As a non-American, I certainly care about the US interfering in other countries by spreading disinformation.

Notice the languages: Russian and Arabic. The countries that speak those languages aren't shining models of democracy.

when I want it to have less influence in the world

The US also has influence in the world through normal ambassadors. This argument implies that the US must get rid of all of its ambassadors. It implies that the White House should never make any press releases. It implies that the US should never get involved in any treaties that are in its own interest. It implies that the US should never perform any military action anywhere, any time. "This is bad because it gives the US influence" is a ridiculously general argument which implies that the US should never do anything that has any political implications, at least not for its own benefit.

"This is bad because it gives the US influence" is a ridiculously general argument which implies that the US should never do anything that has any political implications, at least not for its own benefit.

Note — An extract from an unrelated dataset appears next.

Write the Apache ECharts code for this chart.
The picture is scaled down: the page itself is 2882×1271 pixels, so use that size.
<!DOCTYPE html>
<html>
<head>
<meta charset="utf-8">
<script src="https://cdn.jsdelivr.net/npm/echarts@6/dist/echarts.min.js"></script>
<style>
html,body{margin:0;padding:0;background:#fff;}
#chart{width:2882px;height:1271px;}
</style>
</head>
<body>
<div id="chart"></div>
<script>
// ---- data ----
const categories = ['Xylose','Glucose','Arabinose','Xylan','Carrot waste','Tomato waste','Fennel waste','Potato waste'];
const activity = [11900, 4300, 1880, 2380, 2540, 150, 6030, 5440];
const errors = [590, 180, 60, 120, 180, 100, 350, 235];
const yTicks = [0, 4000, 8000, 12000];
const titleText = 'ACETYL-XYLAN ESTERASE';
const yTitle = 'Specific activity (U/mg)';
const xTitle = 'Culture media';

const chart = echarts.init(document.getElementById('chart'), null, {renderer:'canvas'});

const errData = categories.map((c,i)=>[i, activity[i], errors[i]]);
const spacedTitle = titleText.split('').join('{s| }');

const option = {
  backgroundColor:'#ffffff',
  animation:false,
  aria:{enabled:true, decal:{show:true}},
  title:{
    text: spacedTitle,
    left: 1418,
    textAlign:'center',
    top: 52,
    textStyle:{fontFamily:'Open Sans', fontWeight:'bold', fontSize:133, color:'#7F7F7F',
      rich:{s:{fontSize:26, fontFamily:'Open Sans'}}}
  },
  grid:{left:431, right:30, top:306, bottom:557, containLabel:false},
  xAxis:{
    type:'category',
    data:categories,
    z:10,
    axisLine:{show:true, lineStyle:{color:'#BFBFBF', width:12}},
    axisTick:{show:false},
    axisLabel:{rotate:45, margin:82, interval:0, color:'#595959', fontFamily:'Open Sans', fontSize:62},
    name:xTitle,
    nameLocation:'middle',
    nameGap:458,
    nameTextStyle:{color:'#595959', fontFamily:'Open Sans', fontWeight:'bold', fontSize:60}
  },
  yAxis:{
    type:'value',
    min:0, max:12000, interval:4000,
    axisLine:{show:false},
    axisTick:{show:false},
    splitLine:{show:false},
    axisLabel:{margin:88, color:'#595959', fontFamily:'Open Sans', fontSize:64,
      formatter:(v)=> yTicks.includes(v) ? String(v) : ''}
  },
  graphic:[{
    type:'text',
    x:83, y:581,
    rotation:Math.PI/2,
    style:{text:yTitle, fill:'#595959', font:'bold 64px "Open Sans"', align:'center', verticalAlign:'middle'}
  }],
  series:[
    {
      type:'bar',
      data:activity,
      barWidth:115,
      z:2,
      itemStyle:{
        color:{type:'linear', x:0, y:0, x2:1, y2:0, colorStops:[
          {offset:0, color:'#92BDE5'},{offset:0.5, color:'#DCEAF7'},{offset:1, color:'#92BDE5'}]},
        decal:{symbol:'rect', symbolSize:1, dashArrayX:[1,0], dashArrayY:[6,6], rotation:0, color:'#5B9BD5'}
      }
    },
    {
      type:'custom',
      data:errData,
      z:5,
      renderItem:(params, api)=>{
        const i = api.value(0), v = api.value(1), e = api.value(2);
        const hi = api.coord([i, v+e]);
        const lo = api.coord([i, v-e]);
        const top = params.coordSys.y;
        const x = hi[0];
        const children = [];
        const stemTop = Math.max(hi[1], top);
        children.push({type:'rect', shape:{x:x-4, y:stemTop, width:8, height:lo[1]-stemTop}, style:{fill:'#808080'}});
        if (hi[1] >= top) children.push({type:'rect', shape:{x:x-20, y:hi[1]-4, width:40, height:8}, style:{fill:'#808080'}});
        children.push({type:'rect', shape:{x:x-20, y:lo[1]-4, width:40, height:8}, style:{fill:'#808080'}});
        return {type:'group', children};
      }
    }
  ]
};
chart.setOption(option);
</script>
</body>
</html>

It's a good thing I didn't say that then. I said the US has too much and therefore I care about it extending its influence in this specific way.

This is ridiculous. There is Ambassadorship, the act of making nice with other states, and then there's Empire, the act of cajoling and beating other states until they resemble your own. I like the idea of the US making a mutual-security-and-trade deal with the People's Republic of El Kazukistan; I'm not going to be happy when the reality of that mutual-security-and-trade deal turns out to be "US troops help the foreign government bulldoze their own people over when they start to protest for better wages from the 1452 McDonald's franchises that were opened in El Kazukistan last year."

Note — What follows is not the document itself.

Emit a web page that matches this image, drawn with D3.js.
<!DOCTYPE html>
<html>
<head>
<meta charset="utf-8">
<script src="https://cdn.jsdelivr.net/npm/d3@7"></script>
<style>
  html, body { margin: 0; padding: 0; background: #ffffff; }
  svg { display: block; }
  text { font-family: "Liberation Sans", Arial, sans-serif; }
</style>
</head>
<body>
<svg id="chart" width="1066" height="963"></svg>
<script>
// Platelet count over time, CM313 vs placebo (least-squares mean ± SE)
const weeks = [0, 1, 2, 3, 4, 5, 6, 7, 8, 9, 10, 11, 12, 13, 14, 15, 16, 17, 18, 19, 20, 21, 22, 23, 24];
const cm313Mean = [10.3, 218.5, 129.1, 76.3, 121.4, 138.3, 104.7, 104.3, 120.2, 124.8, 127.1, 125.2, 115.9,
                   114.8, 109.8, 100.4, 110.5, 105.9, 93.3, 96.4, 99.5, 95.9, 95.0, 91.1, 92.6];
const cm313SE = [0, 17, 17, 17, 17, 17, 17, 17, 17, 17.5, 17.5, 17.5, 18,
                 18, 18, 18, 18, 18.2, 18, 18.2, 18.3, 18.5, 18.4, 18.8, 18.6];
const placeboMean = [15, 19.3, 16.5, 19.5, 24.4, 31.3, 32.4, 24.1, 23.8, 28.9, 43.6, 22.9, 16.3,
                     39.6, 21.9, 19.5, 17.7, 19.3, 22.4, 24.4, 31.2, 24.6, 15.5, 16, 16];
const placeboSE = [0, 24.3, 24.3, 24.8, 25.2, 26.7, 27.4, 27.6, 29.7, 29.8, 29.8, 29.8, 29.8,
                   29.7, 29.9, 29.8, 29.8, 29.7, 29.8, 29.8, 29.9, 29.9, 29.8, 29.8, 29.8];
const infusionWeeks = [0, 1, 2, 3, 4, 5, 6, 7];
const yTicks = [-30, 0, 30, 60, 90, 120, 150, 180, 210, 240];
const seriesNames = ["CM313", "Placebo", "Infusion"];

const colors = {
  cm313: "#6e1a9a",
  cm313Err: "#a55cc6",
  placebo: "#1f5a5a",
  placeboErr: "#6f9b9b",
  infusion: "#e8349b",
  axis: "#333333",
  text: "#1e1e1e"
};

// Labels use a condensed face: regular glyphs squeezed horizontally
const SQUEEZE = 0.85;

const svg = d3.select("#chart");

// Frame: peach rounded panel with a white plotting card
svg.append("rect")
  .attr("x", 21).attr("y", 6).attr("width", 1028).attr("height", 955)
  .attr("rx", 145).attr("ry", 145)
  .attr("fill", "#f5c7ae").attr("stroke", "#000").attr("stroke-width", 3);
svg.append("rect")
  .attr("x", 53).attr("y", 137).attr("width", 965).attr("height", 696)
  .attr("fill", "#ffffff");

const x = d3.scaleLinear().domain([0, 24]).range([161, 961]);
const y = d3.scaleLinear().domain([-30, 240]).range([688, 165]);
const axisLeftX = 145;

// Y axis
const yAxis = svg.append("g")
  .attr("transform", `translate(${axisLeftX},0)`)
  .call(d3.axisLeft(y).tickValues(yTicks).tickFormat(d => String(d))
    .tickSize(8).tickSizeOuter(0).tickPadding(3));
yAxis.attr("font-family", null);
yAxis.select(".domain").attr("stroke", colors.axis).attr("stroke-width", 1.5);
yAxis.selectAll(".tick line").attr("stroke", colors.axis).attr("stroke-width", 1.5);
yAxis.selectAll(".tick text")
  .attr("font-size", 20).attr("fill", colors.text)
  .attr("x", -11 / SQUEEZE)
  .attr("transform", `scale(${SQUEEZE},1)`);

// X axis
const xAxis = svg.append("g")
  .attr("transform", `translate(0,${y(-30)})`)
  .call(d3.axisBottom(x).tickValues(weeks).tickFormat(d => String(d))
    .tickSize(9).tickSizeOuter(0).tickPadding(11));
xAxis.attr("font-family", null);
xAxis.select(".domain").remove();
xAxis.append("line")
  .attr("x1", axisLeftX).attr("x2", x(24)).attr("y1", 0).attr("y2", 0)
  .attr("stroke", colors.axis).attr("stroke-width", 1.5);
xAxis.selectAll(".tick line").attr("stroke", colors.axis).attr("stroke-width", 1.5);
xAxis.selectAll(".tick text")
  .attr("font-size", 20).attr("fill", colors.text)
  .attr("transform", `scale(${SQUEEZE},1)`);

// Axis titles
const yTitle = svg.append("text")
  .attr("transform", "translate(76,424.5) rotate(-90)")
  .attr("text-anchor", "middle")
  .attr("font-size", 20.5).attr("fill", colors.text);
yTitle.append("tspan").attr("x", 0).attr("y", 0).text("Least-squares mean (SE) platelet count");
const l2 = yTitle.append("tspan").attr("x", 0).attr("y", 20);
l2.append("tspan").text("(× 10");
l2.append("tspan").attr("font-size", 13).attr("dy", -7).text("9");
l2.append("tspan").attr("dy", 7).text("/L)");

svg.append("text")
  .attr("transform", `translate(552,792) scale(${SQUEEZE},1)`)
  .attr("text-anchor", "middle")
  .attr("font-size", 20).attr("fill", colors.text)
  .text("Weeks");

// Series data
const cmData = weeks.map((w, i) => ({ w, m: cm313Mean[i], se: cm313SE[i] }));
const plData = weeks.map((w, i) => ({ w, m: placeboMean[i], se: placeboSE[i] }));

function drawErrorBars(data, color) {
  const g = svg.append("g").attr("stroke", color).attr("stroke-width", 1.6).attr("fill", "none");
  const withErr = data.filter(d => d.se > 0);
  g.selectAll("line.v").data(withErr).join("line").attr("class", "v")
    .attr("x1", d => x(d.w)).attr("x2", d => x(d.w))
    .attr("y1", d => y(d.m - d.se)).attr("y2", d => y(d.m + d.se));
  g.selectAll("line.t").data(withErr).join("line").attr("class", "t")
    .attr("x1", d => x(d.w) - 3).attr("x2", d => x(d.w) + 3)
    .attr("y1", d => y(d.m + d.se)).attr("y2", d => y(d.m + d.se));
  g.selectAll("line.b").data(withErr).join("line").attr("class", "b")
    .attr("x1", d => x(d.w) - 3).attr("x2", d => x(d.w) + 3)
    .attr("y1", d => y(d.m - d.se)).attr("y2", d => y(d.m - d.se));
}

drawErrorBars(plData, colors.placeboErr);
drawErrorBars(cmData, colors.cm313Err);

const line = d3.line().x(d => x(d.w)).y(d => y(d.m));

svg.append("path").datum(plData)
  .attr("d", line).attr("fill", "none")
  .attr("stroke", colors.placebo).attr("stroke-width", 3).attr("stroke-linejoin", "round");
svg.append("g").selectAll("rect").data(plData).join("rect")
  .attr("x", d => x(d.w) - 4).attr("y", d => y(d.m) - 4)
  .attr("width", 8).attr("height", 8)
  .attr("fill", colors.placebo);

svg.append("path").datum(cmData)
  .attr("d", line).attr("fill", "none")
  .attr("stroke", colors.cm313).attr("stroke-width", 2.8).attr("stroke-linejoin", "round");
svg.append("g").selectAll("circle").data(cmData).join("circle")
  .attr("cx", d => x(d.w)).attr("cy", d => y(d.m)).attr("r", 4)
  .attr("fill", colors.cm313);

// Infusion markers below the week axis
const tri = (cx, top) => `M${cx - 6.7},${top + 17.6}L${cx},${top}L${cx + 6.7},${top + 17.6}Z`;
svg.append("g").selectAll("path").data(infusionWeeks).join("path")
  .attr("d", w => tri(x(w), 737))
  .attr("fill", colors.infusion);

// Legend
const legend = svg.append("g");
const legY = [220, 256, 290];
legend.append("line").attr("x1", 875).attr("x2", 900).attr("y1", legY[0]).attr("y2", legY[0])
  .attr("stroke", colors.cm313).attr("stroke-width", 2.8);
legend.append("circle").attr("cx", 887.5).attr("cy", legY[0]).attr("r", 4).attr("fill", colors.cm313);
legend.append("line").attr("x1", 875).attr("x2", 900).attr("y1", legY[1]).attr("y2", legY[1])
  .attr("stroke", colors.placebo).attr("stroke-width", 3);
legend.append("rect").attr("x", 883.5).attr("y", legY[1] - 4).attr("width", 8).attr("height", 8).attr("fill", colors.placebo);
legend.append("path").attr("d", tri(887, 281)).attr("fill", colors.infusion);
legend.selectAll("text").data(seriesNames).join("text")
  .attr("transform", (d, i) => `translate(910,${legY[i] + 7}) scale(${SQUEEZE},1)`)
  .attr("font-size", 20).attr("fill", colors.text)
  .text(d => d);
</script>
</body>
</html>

If the US wants to dominate the world, it should at least do it the hard way and say it wants to outright annex a country or two, not merely build some military bases and establish non-voting territories.

This is ridiculous. There is Ambassadorship, the act of making nice with other states, and then there's Empire, the act of cajoling and beating other states until they resemble your own. I

The poster I was responding to did not make any such distinction; he referred to influence.

no one is objecting to influence in the form of merely making nice; be charitable, not pedantic

It's not pedantic. It's being vague about exactly what he objects to.

If he actually described specific types of influence that he didn't like, it would be possible to argue that propaganda didn't fit the description or that it fit the description but the description isn't very useful. There's a reason people here are asked to speak plainly.